Work required. Every line with the word "this" in it should be extracted from the data that follows.

Exercise inputs.
================

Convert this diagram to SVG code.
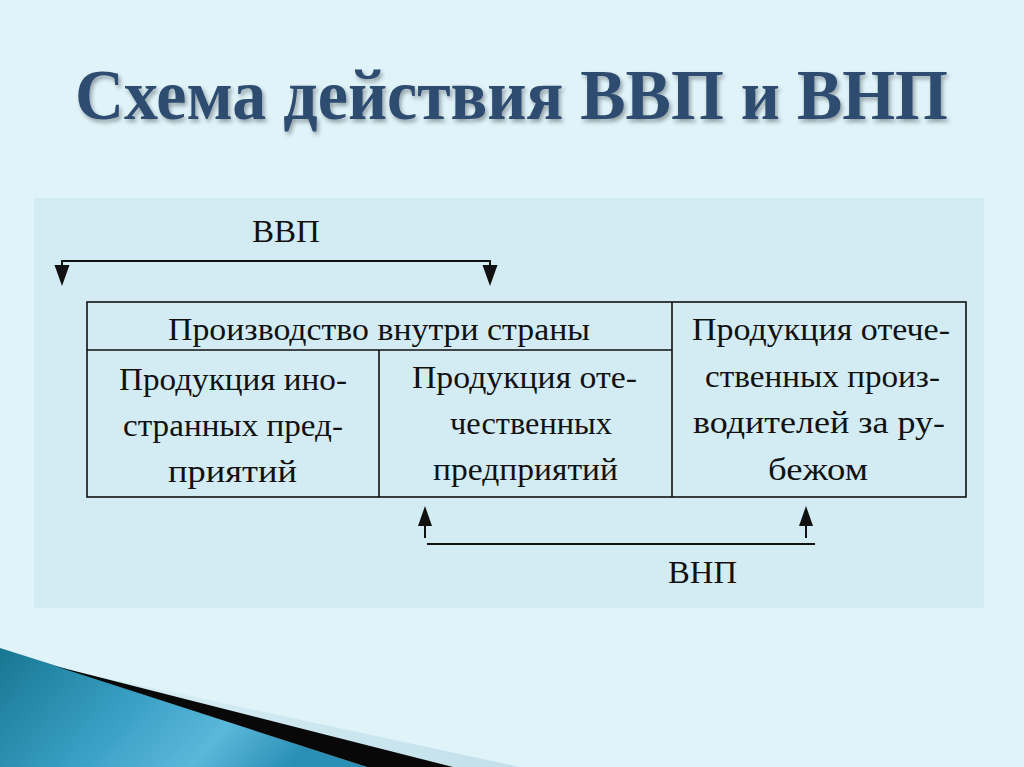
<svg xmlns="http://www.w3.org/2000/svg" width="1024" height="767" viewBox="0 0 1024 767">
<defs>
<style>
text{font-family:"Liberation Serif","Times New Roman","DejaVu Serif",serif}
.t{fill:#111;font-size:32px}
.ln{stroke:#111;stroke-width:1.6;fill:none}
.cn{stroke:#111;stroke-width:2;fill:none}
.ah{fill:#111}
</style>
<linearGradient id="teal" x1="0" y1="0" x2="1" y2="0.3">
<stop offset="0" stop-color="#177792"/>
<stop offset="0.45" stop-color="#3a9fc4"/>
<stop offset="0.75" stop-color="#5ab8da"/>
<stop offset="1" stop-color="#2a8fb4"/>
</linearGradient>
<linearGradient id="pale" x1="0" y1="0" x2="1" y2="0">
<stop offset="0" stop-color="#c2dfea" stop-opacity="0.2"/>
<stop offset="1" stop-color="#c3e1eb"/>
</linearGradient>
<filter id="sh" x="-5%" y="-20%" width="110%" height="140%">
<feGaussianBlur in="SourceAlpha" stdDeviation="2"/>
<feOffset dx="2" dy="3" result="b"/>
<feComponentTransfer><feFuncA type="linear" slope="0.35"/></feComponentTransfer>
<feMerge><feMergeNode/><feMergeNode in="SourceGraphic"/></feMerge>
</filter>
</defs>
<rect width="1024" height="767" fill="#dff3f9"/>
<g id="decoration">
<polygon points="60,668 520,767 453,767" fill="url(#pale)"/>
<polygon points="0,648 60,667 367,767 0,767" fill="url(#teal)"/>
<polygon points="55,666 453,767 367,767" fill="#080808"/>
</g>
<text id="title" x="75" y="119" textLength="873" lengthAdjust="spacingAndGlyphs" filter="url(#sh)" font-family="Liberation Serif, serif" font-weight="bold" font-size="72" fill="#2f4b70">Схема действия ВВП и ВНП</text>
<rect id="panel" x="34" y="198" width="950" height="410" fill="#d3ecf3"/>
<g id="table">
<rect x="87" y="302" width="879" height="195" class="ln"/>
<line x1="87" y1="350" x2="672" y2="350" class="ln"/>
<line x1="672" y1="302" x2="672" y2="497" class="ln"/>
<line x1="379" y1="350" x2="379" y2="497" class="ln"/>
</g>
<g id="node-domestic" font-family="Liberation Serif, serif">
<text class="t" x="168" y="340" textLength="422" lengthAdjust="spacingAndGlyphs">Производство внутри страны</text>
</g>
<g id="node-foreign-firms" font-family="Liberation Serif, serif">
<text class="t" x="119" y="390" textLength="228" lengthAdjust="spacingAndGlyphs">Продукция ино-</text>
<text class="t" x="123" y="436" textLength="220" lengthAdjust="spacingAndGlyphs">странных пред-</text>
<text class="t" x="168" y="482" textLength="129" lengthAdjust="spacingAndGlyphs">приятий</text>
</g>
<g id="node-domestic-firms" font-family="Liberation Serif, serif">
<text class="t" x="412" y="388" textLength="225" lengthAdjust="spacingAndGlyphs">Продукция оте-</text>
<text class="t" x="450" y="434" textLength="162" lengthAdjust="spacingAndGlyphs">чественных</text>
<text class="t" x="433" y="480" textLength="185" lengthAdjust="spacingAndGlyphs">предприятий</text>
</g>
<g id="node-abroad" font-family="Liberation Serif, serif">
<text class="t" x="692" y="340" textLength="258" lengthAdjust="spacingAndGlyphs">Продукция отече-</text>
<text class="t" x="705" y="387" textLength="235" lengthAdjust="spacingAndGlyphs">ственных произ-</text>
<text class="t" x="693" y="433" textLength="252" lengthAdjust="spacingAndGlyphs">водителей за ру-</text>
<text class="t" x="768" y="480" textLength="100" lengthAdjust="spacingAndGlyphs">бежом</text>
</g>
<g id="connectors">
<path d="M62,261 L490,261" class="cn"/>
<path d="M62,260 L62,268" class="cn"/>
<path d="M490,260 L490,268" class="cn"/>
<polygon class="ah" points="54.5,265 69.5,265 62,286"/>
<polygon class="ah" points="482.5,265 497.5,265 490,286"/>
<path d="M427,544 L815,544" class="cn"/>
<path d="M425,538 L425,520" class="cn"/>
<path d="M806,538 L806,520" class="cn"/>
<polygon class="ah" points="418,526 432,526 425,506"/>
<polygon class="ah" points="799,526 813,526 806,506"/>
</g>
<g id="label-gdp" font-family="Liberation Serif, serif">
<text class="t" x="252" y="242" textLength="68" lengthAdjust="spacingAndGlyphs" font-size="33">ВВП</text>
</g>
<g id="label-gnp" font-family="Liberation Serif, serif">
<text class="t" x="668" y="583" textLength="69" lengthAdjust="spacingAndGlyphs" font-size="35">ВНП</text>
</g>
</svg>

================

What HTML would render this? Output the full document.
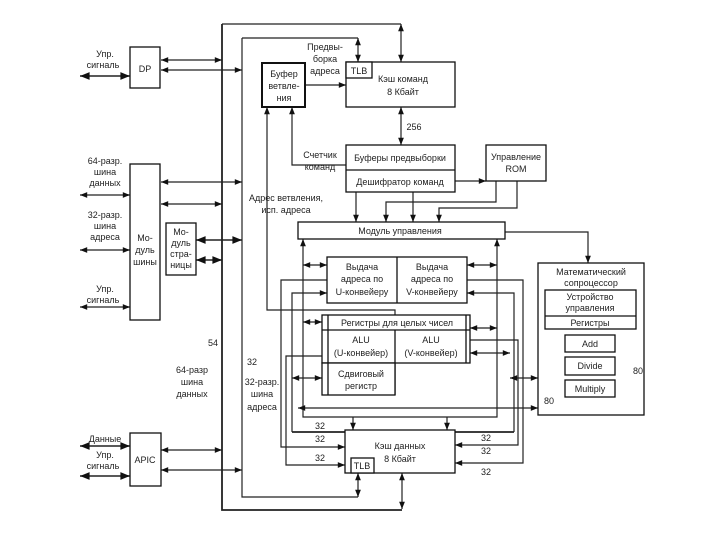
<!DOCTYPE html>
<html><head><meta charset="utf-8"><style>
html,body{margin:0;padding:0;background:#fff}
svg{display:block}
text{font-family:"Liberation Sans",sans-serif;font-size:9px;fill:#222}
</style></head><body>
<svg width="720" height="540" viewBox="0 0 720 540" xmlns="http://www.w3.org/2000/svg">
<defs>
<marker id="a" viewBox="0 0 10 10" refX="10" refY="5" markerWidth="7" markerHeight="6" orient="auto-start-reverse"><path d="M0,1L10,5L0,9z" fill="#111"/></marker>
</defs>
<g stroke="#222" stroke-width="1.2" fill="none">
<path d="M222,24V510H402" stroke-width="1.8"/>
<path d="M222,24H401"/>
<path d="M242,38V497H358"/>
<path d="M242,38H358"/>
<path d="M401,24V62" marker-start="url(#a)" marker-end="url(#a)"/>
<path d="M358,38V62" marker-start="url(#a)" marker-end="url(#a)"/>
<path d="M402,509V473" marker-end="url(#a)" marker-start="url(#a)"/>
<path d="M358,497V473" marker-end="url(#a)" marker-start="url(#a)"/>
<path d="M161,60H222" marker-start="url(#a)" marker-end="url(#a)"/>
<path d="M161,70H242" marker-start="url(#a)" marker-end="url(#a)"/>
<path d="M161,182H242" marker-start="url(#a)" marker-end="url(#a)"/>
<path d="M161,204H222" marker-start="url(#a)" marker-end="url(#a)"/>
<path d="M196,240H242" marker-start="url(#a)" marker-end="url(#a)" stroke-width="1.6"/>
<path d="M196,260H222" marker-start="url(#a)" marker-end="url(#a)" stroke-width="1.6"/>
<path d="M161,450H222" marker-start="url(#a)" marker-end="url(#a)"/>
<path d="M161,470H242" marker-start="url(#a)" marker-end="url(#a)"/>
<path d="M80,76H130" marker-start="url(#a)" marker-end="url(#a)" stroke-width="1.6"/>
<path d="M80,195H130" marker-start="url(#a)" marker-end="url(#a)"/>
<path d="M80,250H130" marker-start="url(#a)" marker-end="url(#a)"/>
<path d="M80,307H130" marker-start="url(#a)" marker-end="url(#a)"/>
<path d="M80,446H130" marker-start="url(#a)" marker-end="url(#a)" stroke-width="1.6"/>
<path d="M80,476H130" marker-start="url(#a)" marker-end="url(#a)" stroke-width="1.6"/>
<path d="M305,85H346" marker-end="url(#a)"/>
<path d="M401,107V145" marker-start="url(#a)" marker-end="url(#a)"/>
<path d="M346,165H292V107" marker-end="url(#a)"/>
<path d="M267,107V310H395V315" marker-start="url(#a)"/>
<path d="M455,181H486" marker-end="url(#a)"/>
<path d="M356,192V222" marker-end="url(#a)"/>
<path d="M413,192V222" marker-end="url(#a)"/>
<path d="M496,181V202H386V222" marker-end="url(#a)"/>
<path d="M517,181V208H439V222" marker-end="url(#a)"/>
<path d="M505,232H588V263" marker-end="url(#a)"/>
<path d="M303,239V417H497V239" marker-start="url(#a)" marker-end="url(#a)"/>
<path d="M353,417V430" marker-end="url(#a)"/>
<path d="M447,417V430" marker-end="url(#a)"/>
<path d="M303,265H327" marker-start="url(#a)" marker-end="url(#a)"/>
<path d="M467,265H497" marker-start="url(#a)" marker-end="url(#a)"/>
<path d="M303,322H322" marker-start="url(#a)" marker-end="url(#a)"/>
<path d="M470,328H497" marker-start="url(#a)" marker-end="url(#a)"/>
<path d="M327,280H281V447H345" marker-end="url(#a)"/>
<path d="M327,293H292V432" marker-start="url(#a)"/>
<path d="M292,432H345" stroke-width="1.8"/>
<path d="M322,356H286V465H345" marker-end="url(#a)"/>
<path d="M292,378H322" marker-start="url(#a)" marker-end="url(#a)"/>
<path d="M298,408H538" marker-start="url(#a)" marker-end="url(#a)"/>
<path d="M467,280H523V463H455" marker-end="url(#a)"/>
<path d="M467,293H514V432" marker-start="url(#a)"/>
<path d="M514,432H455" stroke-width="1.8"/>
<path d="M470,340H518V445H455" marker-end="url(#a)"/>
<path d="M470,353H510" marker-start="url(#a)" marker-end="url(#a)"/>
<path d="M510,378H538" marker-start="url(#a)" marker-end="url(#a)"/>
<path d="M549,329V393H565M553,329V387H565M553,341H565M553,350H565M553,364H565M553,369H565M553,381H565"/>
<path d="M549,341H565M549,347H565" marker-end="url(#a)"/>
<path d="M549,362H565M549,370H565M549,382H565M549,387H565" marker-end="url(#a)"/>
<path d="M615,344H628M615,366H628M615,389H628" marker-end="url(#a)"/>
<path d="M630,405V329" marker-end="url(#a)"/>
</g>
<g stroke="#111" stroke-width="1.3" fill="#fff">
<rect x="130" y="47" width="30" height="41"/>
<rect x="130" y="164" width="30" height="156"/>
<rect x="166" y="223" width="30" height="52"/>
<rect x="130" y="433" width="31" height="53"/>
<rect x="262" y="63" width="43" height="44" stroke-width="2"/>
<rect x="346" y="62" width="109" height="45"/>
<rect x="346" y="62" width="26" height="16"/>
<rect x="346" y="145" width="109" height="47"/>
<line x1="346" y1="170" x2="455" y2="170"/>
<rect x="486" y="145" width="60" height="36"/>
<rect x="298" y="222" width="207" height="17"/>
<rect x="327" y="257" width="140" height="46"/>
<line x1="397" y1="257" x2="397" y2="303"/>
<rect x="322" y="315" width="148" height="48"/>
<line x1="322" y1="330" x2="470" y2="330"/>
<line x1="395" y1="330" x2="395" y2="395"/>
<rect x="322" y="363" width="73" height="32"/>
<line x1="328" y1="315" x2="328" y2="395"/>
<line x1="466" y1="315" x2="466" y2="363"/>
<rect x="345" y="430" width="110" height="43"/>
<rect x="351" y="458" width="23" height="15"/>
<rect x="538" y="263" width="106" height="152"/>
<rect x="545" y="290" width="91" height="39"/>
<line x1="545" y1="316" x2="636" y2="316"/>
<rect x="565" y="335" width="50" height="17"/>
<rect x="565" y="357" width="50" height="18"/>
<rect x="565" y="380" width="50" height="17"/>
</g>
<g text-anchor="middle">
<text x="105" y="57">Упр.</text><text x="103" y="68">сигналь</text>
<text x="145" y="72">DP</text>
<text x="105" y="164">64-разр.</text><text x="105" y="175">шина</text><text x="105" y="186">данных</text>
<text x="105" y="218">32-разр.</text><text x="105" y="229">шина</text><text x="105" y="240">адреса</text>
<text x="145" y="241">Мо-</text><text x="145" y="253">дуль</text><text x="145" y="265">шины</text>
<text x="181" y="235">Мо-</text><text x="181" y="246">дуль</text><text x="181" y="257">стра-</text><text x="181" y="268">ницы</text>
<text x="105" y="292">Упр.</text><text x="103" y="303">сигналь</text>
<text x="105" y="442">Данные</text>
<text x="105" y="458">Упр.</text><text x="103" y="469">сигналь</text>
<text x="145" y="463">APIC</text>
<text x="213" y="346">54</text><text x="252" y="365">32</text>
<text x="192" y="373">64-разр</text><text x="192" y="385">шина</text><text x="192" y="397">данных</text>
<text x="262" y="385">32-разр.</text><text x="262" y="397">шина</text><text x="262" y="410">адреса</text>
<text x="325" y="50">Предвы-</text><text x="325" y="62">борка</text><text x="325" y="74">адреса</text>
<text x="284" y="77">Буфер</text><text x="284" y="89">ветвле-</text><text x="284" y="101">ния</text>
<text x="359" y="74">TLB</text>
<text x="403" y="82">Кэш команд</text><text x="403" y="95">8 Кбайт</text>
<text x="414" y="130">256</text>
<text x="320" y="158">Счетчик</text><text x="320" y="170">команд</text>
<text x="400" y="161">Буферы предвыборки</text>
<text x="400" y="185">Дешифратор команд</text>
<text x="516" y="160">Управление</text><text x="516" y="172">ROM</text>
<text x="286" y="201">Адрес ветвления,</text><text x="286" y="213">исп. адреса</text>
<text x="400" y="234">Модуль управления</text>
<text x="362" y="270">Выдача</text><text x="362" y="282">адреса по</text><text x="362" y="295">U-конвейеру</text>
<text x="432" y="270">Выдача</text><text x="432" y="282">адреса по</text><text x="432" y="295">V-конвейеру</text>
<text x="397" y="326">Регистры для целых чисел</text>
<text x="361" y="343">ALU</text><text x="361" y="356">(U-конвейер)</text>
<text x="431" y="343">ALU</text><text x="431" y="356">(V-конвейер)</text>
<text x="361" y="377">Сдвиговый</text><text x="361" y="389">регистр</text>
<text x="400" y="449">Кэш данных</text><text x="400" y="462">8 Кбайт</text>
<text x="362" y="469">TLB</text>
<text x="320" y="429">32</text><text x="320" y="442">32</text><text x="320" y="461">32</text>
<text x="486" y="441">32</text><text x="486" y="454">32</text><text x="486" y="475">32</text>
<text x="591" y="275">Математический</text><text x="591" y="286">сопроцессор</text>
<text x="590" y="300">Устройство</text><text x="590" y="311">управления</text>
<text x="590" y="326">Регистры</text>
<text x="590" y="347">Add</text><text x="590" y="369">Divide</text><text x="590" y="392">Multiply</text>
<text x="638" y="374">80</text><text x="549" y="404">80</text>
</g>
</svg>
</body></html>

================

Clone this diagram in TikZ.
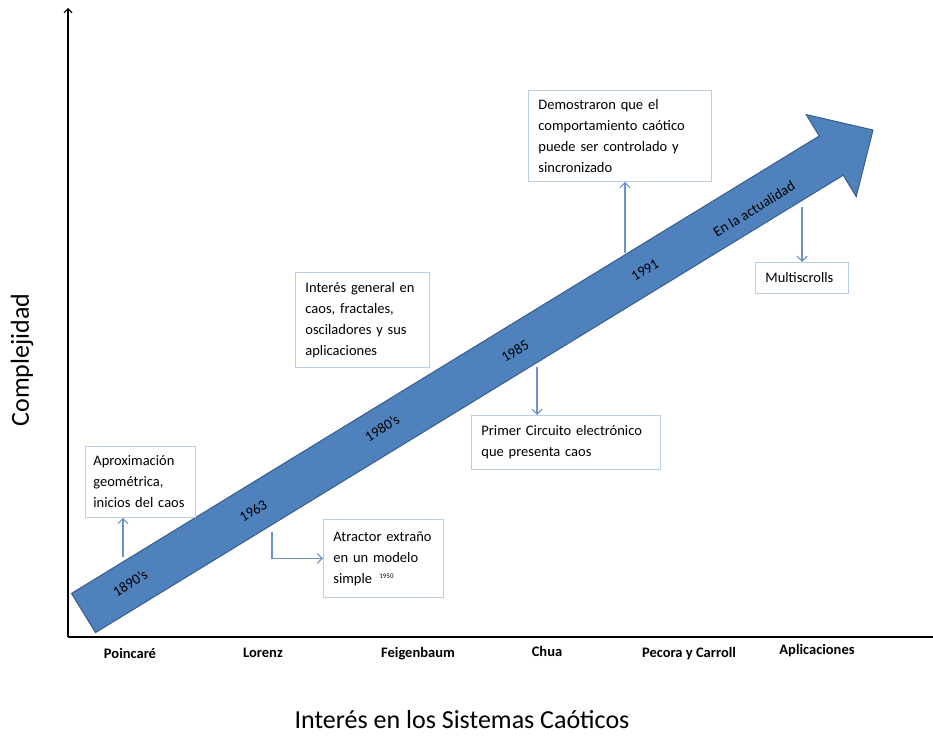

================

Final result.
Convert this diagram to SVG code.
What HTML would render this? Output the full document.
Clone this diagram in TikZ.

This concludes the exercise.